The same design principles that make a ball soft also make a ball spin less.

The lowest spinning balls are low-compression balls throughout the bag; whether you look at the wedges, irons and even the driver.

If you need straighter shots with your driver or to remove spin in your irons, soft (low compression) balls work great. If however, you need more spin on approach shots, the soft low compression balls are not for you.

How does compression affect spin on the ball?

Low compression balls otherwise known as soft balls, are lower spinning than firm balls. The reason is the way they are constructed, not the compression.

Spin is the result of putting a soft layer (soft cover) around a hard layer (high compression core) and that is why low compression balls spin less. Their core is soft with a hard outer cover.

The covers on low compression balls are often hard ionomer while high compression balls that create high backspin, have a urethane cover.

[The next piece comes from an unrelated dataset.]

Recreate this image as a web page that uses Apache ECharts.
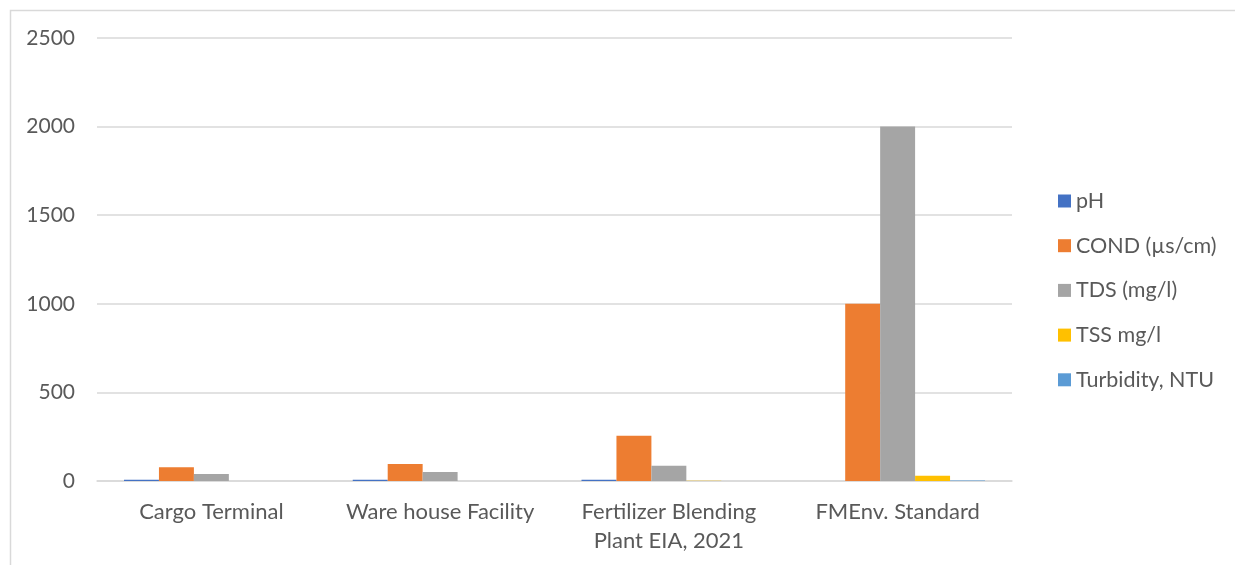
<!DOCTYPE html>
<html>
<head>
<meta charset="utf-8">
<script src="https://cdn.jsdelivr.net/npm/echarts@6/dist/echarts.min.js"></script>
<style>
  html, body { margin: 0; padding: 0; background: #ffffff; }
  #chart { width: 1235px; height: 565px; }
</style>
</head>
<body>
<div id="chart"></div>
<script>
// Sampling locations
const categories = ['Cargo Terminal', 'Ware house Facility', 'Fertilizer Blending\nPlant EIA, 2021', 'FMEnv. Standard'];

// Water quality parameters per location
const pH = [7.1, 6.9, 7.3, null];
const cond = [78, 96, 255, 1000];
const tds = [40, 51, 86, 2000];
const tss = [0.5, 0.6, 0.8, 30];
const turbidity = [0.3, 0.4, 0.5, 3];

const yTicks = { min: 0, max: 2500, interval: 500 };

const seriesDefs = [
  { name: 'pH', data: pH, color: '#4472C4' },
  { name: 'COND (\u00b5s/cm)', data: cond, color: '#ED7D31' },
  { name: 'TDS (mg/l)', data: tds, color: '#A5A5A5' },
  { name: 'TSS mg/l', data: tss, color: '#FFC000' },
  { name: 'Turbidity, NTU', data: turbidity, color: '#5B9BD5' }
];

const textColor = '#595959';
const fontFamily = 'Lato, "Liberation Sans", sans-serif';

const chart = echarts.init(document.getElementById('chart'), null, { renderer: 'canvas' });

chart.setOption({
  animation: false,
  backgroundColor: '#ffffff',
  textStyle: { fontFamily: fontFamily },
  graphic: [{
    type: 'rect',
    left: 8, top: 8,
    shape: { x: 0.5, y: 0.5, width: 1240, height: 580 },
    style: { fill: 'none', stroke: '#d9d9d9', lineWidth: 1.5 },
    silent: true
  }],
  grid: { left: 97, right: 223, top: 38, bottom: 84 },
  legend: {
    orient: 'vertical',
    left: 1053,
    top: 185,
    itemWidth: 13,
    itemHeight: 13,
    itemGap: 22.7,
    icon: 'rect',
    textStyle: { color: textColor, fontSize: 21.5, lineHeight: 20, fontFamily: fontFamily },
    data: seriesDefs.map(s => s.name)
  },
  xAxis: {
    type: 'category',
    data: categories,
    axisLine: { show: true, lineStyle: { color: '#d9d9d9', width: 1.5 } },
    axisTick: { show: false },
    axisLabel: { color: textColor, fontSize: 22, lineHeight: 29, margin: 16, fontFamily: fontFamily, interval: 0 }
  },
  yAxis: {
    type: 'value',
    min: yTicks.min,
    max: yTicks.max,
    interval: yTicks.interval,
    axisLine: { show: false },
    axisTick: { show: false },
    splitLine: { lineStyle: { color: '#d9d9d9', width: 1.5 } },
    axisLabel: { color: textColor, fontSize: 21, margin: 22, fontFamily: fontFamily, formatter: v => String(v) }
  },
  series: seriesDefs.map(s => ({
    name: s.name,
    type: 'bar',
    data: s.data,
    barGap: '0%',
    barCategoryGap: '23.6%',
    itemStyle: { color: s.color }
  }))
});
</script>
</body>
</html>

It is possible to make a lower spinning hard ball but the soft balls spin the least in general.

How can low spin, low compression balls hold a green?

Most low compression golf balls have dimple patterns on the cover that create high trajectory shots.

The ball is made to create a higher ball flight and steeper landing angle to negate the loss of backspin and that is how the ball will stop closer to its pitchmark.

The soft inside core of softer balls means that soft or low compression balls usually produce lower spin.

Lower spin on a driver shot means a straighter ball flight, but a low spin iron shot can make it more difficult to stop the ball when you land on the green.

Any golf ball with a urethane cover (MULTI PLAYER TOUR BALL) will create more spin than a non-urethane cover (low compression 2 layer ball). By wrapping a high compression golf ball in a soft urethane cover, spin is created.

Does compression affect spin around the greens?

The main way that spin is produced on your short shots is from putting a soft layer around the hard layer – in other words, a urethane cover around the firm core of the ball.

Urethane golf balls will spin much more than ionomer/surlyn golf balls. This is universal and does not depend on a compression. If you want the most spin, you need golfball with 3 layers or more, and a urethane cover.

Callaway Super Soft, Srixon Soft Feel, and Wilson DUO will spin less around the green than a Tour ball like the Titleist Pro V1, Callaway Chrome Soft or Srixon Z-Star. The Tour ball has a urethane cover which is the softest layer of the ball, but underneath that, is a very firm layer. Onlymultiple layer balls with urethane covers spin significantly around the green.

The balls with the biggest difference in urethane softness and the underlying layer firmness will spin the most.